══ Dataset extract ══

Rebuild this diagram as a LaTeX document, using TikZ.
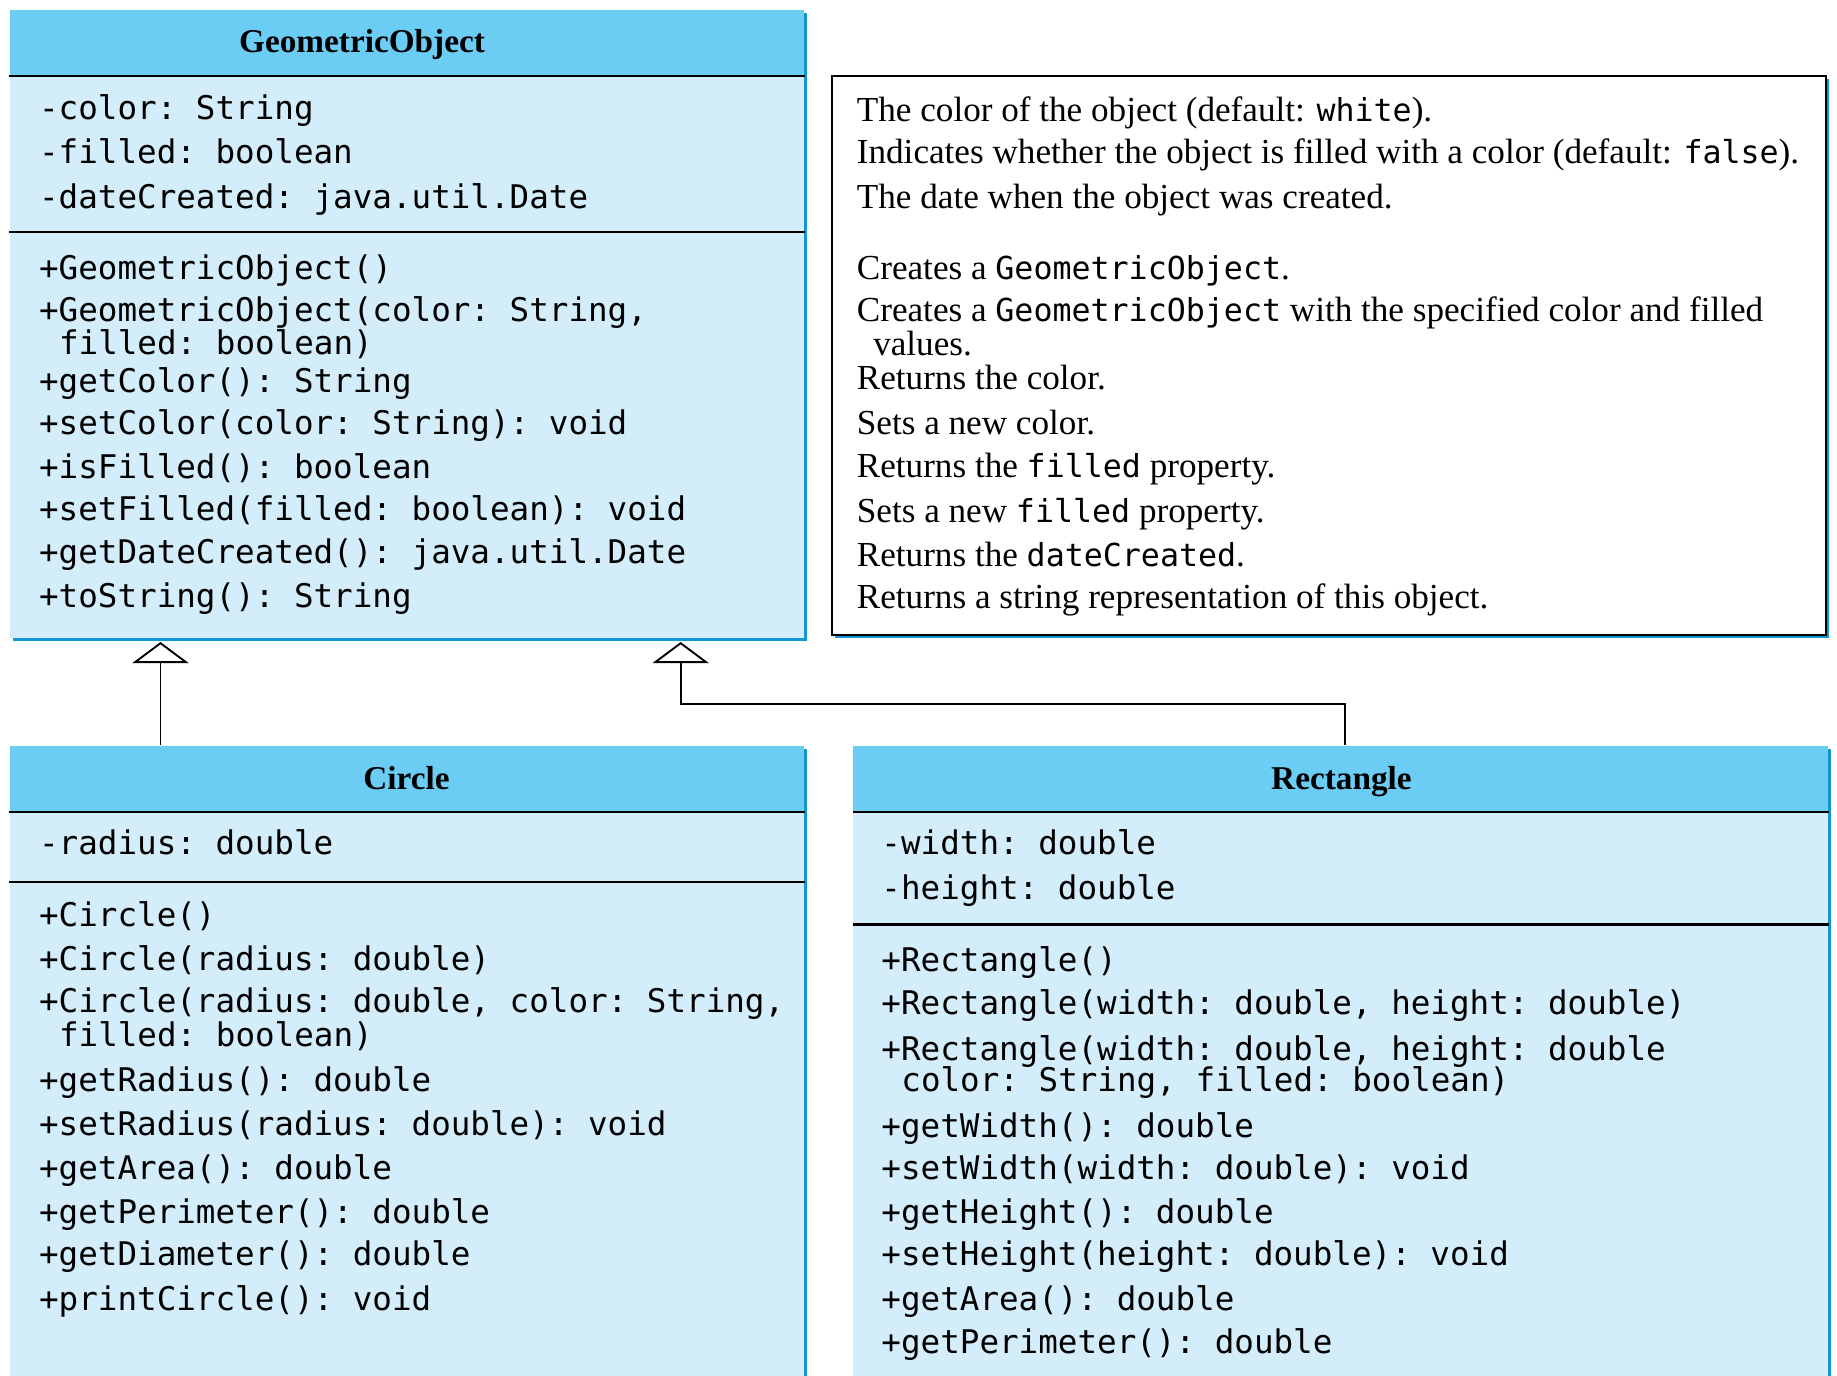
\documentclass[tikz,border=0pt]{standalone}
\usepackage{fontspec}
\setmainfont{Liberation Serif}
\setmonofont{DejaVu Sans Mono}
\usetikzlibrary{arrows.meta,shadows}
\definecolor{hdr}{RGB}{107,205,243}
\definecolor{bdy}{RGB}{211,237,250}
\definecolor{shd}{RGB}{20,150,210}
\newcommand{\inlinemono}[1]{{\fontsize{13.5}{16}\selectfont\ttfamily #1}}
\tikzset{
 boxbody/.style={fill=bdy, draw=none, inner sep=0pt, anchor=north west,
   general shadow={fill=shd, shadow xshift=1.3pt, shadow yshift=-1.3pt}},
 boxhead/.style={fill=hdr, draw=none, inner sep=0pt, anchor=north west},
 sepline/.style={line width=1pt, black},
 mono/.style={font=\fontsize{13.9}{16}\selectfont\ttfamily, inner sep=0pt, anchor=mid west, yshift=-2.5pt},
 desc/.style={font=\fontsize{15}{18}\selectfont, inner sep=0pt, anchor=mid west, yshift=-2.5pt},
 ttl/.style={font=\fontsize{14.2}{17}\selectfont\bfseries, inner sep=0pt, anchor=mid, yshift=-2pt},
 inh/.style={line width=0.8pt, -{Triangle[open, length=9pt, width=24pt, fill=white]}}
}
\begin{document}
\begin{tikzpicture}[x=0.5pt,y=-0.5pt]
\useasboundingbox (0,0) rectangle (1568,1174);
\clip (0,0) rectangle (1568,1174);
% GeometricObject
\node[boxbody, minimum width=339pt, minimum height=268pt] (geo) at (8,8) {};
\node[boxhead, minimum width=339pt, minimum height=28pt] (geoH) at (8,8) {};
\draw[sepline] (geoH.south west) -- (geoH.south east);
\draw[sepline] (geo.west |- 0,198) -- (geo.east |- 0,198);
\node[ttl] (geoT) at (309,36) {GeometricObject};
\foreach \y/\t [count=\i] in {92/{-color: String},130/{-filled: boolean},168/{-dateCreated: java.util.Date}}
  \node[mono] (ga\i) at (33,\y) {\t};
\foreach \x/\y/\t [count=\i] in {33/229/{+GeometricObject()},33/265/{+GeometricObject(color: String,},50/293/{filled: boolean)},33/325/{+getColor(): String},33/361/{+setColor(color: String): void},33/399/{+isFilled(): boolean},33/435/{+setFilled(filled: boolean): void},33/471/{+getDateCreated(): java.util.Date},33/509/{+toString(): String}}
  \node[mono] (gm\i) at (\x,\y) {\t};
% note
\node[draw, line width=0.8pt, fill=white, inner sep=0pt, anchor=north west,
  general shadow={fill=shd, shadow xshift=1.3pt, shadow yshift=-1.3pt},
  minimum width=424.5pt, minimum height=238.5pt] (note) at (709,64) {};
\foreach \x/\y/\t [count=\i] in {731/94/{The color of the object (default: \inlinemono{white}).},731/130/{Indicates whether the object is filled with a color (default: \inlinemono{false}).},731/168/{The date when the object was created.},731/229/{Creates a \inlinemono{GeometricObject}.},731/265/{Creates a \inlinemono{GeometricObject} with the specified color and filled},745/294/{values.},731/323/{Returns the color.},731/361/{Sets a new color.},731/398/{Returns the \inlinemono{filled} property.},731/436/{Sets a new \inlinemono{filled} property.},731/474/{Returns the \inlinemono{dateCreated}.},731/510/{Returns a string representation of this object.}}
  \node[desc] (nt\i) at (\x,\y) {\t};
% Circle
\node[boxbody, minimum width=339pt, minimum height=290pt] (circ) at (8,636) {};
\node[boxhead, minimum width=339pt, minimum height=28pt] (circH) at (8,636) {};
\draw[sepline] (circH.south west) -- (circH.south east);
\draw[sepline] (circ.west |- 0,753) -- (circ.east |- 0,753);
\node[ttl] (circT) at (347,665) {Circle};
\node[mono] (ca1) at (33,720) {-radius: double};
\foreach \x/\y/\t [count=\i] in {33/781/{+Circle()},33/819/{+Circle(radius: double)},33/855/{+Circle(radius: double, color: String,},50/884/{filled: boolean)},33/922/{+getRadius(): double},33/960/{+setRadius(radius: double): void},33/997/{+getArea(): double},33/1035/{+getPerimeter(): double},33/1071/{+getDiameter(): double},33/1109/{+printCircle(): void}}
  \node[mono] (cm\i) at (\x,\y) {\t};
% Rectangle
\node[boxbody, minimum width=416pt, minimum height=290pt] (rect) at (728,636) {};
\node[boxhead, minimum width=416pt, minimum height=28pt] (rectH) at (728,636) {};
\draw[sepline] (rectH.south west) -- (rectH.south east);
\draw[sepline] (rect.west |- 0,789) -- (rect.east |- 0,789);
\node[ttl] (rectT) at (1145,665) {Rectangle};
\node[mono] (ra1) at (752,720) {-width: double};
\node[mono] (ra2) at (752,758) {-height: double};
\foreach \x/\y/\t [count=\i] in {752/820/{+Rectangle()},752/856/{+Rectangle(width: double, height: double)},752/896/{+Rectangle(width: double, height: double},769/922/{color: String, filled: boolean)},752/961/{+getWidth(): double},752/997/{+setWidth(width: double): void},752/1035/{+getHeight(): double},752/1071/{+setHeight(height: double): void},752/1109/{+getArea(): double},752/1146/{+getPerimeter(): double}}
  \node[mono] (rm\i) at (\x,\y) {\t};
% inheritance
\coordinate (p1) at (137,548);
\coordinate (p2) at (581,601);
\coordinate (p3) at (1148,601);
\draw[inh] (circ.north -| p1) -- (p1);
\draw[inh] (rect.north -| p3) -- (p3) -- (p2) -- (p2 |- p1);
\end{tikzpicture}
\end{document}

═══

## Given instruction
Output the lines above in full and exactly as given, omitting any pictures.

## Output of the exercise
Rebuild this diagram as a LaTeX document, using TikZ.
\documentclass[tikz,border=0pt]{standalone}
\usepackage{fontspec}
\setmainfont{Liberation Serif}
\setmonofont{DejaVu Sans Mono}
\usetikzlibrary{arrows.meta,shadows}
\definecolor{hdr}{RGB}{107,205,243}
\definecolor{bdy}{RGB}{211,237,250}
\definecolor{shd}{RGB}{20,150,210}
\newcommand{\inlinemono}[1]{{\fontsize{13.5}{16}\selectfont\ttfamily #1}}
\tikzset{
 boxbody/.style={fill=bdy, draw=none, inner sep=0pt, anchor=north west,
   general shadow={fill=shd, shadow xshift=1.3pt, shadow yshift=-1.3pt}},
 boxhead/.style={fill=hdr, draw=none, inner sep=0pt, anchor=north west},
 sepline/.style={line width=1pt, black},
 mono/.style={font=\fontsize{13.9}{16}\selectfont\ttfamily, inner sep=0pt, anchor=mid west, yshift=-2.5pt},
 desc/.style={font=\fontsize{15}{18}\selectfont, inner sep=0pt, anchor=mid west, yshift=-2.5pt},
 ttl/.style={font=\fontsize{14.2}{17}\selectfont\bfseries, inner sep=0pt, anchor=mid, yshift=-2pt},
 inh/.style={line width=0.8pt, -{Triangle[open, length=9pt, width=24pt, fill=white]}}
}
\begin{document}
\begin{tikzpicture}[x=0.5pt,y=-0.5pt]
\useasboundingbox (0,0) rectangle (1568,1174);
\clip (0,0) rectangle (1568,1174);
% GeometricObject
\node[boxbody, minimum width=339pt, minimum height=268pt] (geo) at (8,8) {};
\node[boxhead, minimum width=339pt, minimum height=28pt] (geoH) at (8,8) {};
\draw[sepline] (geoH.south west) -- (geoH.south east);
\draw[sepline] (geo.west |- 0,198) -- (geo.east |- 0,198);
\node[ttl] (geoT) at (309,36) {GeometricObject};
\foreach \y/\t [count=\i] in {92/{-color: String},130/{-filled: boolean},168/{-dateCreated: java.util.Date}}
  \node[mono] (ga\i) at (33,\y) {\t};
\foreach \x/\y/\t [count=\i] in {33/229/{+GeometricObject()},33/265/{+GeometricObject(color: String,},50/293/{filled: boolean)},33/325/{+getColor(): String},33/361/{+setColor(color: String): void},33/399/{+isFilled(): boolean},33/435/{+setFilled(filled: boolean): void},33/471/{+getDateCreated(): java.util.Date},33/509/{+toString(): String}}
  \node[mono] (gm\i) at (\x,\y) {\t};
% note
\node[draw, line width=0.8pt, fill=white, inner sep=0pt, anchor=north west,
  general shadow={fill=shd, shadow xshift=1.3pt, shadow yshift=-1.3pt},
  minimum width=424.5pt, minimum height=238.5pt] (note) at (709,64) {};
\foreach \x/\y/\t [count=\i] in {731/94/{The color of the object (default: \inlinemono{white}).},731/130/{Indicates whether the object is filled with a color (default: \inlinemono{false}).},731/168/{The date when the object was created.},731/229/{Creates a \inlinemono{GeometricObject}.},731/265/{Creates a \inlinemono{GeometricObject} with the specified color and filled},745/294/{values.},731/323/{Returns the color.},731/361/{Sets a new color.},731/398/{Returns the \inlinemono{filled} property.},731/436/{Sets a new \inlinemono{filled} property.},731/474/{Returns the \inlinemono{dateCreated}.},731/510/{Returns a string representation of this object.}}
  \node[desc] (nt\i) at (\x,\y) {\t};
% Circle
\node[boxbody, minimum width=339pt, minimum height=290pt] (circ) at (8,636) {};
\node[boxhead, minimum width=339pt, minimum height=28pt] (circH) at (8,636) {};
\draw[sepline] (circH.south west) -- (circH.south east);
\draw[sepline] (circ.west |- 0,753) -- (circ.east |- 0,753);
\node[ttl] (circT) at (347,665) {Circle};
\node[mono] (ca1) at (33,720) {-radius: double};
\foreach \x/\y/\t [count=\i] in {33/781/{+Circle()},33/819/{+Circle(radius: double)},33/855/{+Circle(radius: double, color: String,},50/884/{filled: boolean)},33/922/{+getRadius(): double},33/960/{+setRadius(radius: double): void},33/997/{+getArea(): double},33/1035/{+getPerimeter(): double},33/1071/{+getDiameter(): double},33/1109/{+printCircle(): void}}
  \node[mono] (cm\i) at (\x,\y) {\t};
% Rectangle
\node[boxbody, minimum width=416pt, minimum height=290pt] (rect) at (728,636) {};
\node[boxhead, minimum width=416pt, minimum height=28pt] (rectH) at (728,636) {};
\draw[sepline] (rectH.south west) -- (rectH.south east);
\draw[sepline] (rect.west |- 0,789) -- (rect.east |- 0,789);
\node[ttl] (rectT) at (1145,665) {Rectangle};
\node[mono] (ra1) at (752,720) {-width: double};
\node[mono] (ra2) at (752,758) {-height: double};
\foreach \x/\y/\t [count=\i] in {752/820/{+Rectangle()},752/856/{+Rectangle(width: double, height: double)},752/896/{+Rectangle(width: double, height: double},769/922/{color: String, filled: boolean)},752/961/{+getWidth(): double},752/997/{+setWidth(width: double): void},752/1035/{+getHeight(): double},752/1071/{+setHeight(height: double): void},752/1109/{+getArea(): double},752/1146/{+getPerimeter(): double}}
  \node[mono] (rm\i) at (\x,\y) {\t};
% inheritance
\coordinate (p1) at (137,548);
\coordinate (p2) at (581,601);
\coordinate (p3) at (1148,601);
\draw[inh] (circ.north -| p1) -- (p1);
\draw[inh] (rect.north -| p3) -- (p3) -- (p2) -- (p2 |- p1);
\end{tikzpicture}
\end{document}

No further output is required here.